Unlike other bears, polar bears are considered marine mammals, spending most of their lives atop sea ice, where they hunt, mate, and often raise their cubs. Recent melts have displaced bears from the habitats where they make their highest-calorie kills, driving them onto land before they’ve had the chance to build up enough fat to endure months-long fasts. With fewer platforms to hunt from, bears are now traveling greater distances for less food, putting serious strains on their health, says Anthony Pagano, a polar bear researcher at the University of California, Santa Cruz.
More time spent ashore also brings bears into closer contact with people, leading to conflict—and even a handful of fatalities. As they lose their habitats, bears are also being visited more and more by tourists and researchers. The exposure makes Wassillie worry that some of these dangerous predators are becoming habituated to humans and important deterrents like flares—the same ones that MOSAiC’s polar bear guards carry. “The bears know when they’re not in mortal peril,” she says. “Now certain methods are not as effective as they used to be.”

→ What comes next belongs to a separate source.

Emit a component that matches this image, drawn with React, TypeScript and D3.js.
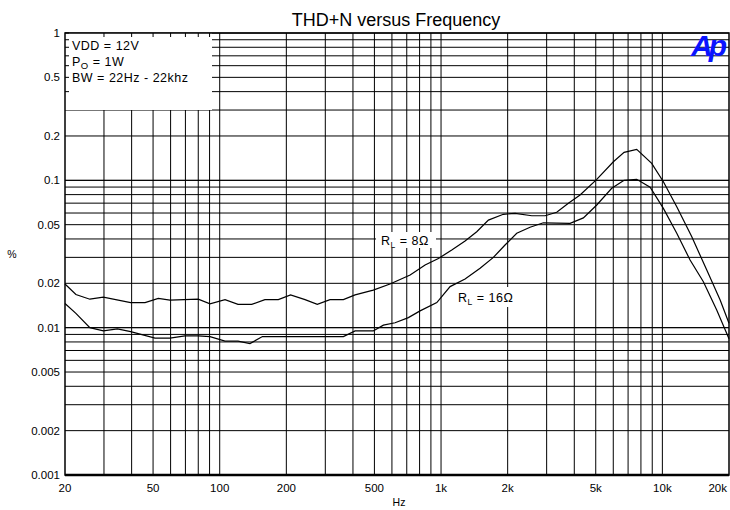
import * as d3 from "d3";

// frequency (Hz) / THD+N (%)
const freq8 = [20, 22.4, 25.9, 29.8, 39.6, 46, 52.8, 59.6, 80, 90.4, 105.7, 121, 139.5, 160, 184, 209, 243, 276, 315, 362, 409, 494, 588, 725, 847, 973, 1118, 1284, 1450, 1637, 1912, 2160, 2570, 2952, 3332, 3761, 4247, 5053, 6007, 6715, 7657, 8950, 10105, 11615, 13580, 15870, 18240, 20000];
const thd8 = [0.0198, 0.0168, 0.0156, 0.0161, 0.0148, 0.0148, 0.0158, 0.0154, 0.0156, 0.0145, 0.0155, 0.0144, 0.0144, 0.0155, 0.0155, 0.0167, 0.0155, 0.0144, 0.0155, 0.0155, 0.0167, 0.018, 0.0198, 0.0228, 0.0266, 0.0295, 0.0336, 0.0387, 0.0448, 0.0537, 0.0588, 0.0597, 0.0575, 0.0575, 0.0607, 0.0698, 0.0795, 0.1016, 0.1337, 0.1549, 0.1622, 0.1304, 0.0978, 0.0662, 0.0414, 0.0246, 0.0154, 0.0107];

const freq16 = [20, 22.4, 25.9, 29.8, 34.5, 39.6, 51, 59.6, 69.7, 80, 90.4, 105.7, 121, 137, 156, 362, 409, 494, 549, 620, 712, 804, 957, 1099, 1284, 1501, 1724, 1946, 2198, 2524, 2900, 3829, 4396, 5053, 5904, 6715, 7657, 8804, 10105, 11615, 13340, 15320, 17600, 20000];
const thd16 = [0.0146, 0.0125, 0.01, 0.0095, 0.0098, 0.0094, 0.0085, 0.0085, 0.0088, 0.0088, 0.0087, 0.0081, 0.0081, 0.0078, 0.0087, 0.0087, 0.0095, 0.0095, 0.0104, 0.0108, 0.0117, 0.013, 0.0148, 0.019, 0.0214, 0.0253, 0.03, 0.0364, 0.0437, 0.048, 0.0515, 0.051, 0.0556, 0.068, 0.0883, 0.1, 0.1016, 0.0897, 0.0645, 0.0437, 0.0288, 0.0205, 0.0132, 0.0084];

const xTicks = [20, 50, 100, 200, 500, 1000, 2000, 5000, 10000, 20000];
const xTickLabels = ["20", "50", "100", "200", "500", "1k", "2k", "5k", "10k", "20k"];
const yTicks = [1, 0.5, 0.2, 0.1, 0.05, 0.02, 0.01, 0.005, 0.002, 0.001];
const yTickLabels = ["1", "0.5", "0.2", "0.1", "0.05", "0.02", "0.01", "0.005", "0.002", "0.001"];

const W = 730;
const H = 510;
const font = "'Liberation Sans', Arial, sans-serif";

const App = () => {
  const x = d3.scaleLog().domain([20, 20000]).range([65, 729]);
  const y = d3.scaleLog().domain([0.001, 1]).range([475, 33]);

  // grid: every 1..9 multiple inside the range, 10k-20k left empty
  const vGrid: number[] = [];
  [10, 100, 1000].forEach((d) => {
    for (let k = 1; k <= 9; k++) {
      const v = d * k;
      if (v > 20 && v <= 10000) vGrid.push(v);
    }
  });
  vGrid.push(10000);
  const hGrid: number[] = [];
  [0.001, 0.01, 0.1].forEach((d) => {
    for (let k = 1; k <= 10; k++) hGrid.push(d * k);
  });

  const line = d3
    .line<[number, number]>()
    .x((d) => x(d[0]))
    .y((d) => y(d[1]));
  const d8 = line(freq8.map((f, i) => [f, thd8[i]]));
  const d16 = line(freq16.map((f, i) => [f, thd16[i]]));

  const [x0, x1] = x.range();
  const [y1, y0] = y.range();

  return (
    <svg width={W} height={H} style={{ position: "absolute", left: 0, top: 0, background: "#fff" }} fontFamily={font}>
      <text x={396} y={26} textAnchor="middle" fontSize={18}>THD+N versus Frequency</text>

      {vGrid.map((v, i) => (
        <line key={"v" + i} x1={x(v)} x2={x(v)} y1={y0} y2={y1} stroke="#000" strokeWidth={1} />
      ))}
      {hGrid.map((v, i) => (
        <line key={"h" + i} x1={x0} x2={x1} y1={y(v)} y2={y(v)} stroke="#000" strokeWidth={1} />
      ))}

      {/* legend box covers the grid, short ticks remain */}
      <rect x={x0} y={y0} width={147} height={77} fill="#fff" />
      {vGrid.filter((v) => x(v) < x0 + 147).map((v, i) => (
        <line key={"tv" + i} x1={x(v)} x2={x(v)} y1={y0} y2={y0 + 4} stroke="#000" />
      ))}
      {hGrid.filter((v) => y(v) < y0 + 77).map((v, i) => (
        <line key={"th" + i} x1={x0} x2={x0 + 4} y1={y(v)} y2={y(v)} stroke="#000" />
      ))}
      <g fontSize={12.5} letterSpacing={0.5}>
        <text x={72} y={50}>VDD = 12V</text>
        <text x={72} y={66}>P<tspan fontSize={9.5} dy={3}>O</tspan><tspan dy={-3}> = 1W</tspan></text>
        <text x={72} y={82}>BW = 22Hz - 22khz</text>
      </g>

      <path d={d8 ?? ""} fill="none" stroke="#000" strokeWidth={1.2} />
      <path d={d16 ?? ""} fill="none" stroke="#000" strokeWidth={1.2} />

      <rect x={376} y={232} width={60} height={16} fill="#fff" />
      <text x={381} y={245} fontSize={12.5} letterSpacing={0.5}>R<tspan fontSize={8.5} dy={3}>L</tspan><tspan dy={-3}> = 8Ω</tspan></text>
      <rect x={455} y={287} width={60} height={20} fill="#fff" />
      <text x={458} y={302} fontSize={12.5} letterSpacing={0.5}>R<tspan fontSize={8.5} dy={3}>L</tspan><tspan dy={-3}> = 16Ω</tspan></text>

      <rect x={x0} y={y0} width={x1 - x0} height={y1 - y0} fill="none" stroke="#000" strokeWidth={1.5} />
      <line x1={x0} x2={x1} y1={y1} y2={y1} stroke="#000" strokeWidth={2.5} />

      <text x={723} y={56} textAnchor="end" fontSize={30} fontWeight="bold" fontStyle="italic" fill="#0a14ff" letterSpacing={-4}>Ap</text>

      <g fontSize={11.5}>
        {yTicks.map((v, i) => (
          <text key={"yl" + i} x={60} y={y(v) + 4} textAnchor="end">{yTickLabels[i]}</text>
        ))}
        {xTicks.map((v, i) => (
          <text key={"xl" + i} x={i === xTicks.length - 1 ? 727 : x(v)} y={492} textAnchor={i === xTicks.length - 1 ? "end" : "middle"}>{xTickLabels[i]}</text>
        ))}
        <text x={399} y={506} textAnchor="middle" fontSize={10.5}>Hz</text>
        <text x={12} y={258} textAnchor="middle" fontSize={10.5}>%</text>
      </g>
    </svg>
  );
};

export default App;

Roughly 26,000 bears currently inhabit the Arctic, but several populations are experiencing precipitous declines, says Eric Regehr, a polar bear expert at the University of Washington. But the disappearing sea ice is “changing rapidly and dramatically in only one direction,” he says. “If climate change isn’t addressed...a century from now, this species won’t be around as we know it today.”
What happens in the Arctic doesn’t stay in the Arctic, Laidre says. The changes happening up north—the ones affecting bears now—have already begun to trickle down to the rest of the planet, fueling floods, storms, and temperature fluctuations worldwide.
That puts polar bears and people on the same side. What’s between us and them isn’t about animosity, or the hierarchy of predator and prey, Ginzburg says. It’s about finding a way to coexist—to share the Arctic, and its ice, while it’s still there.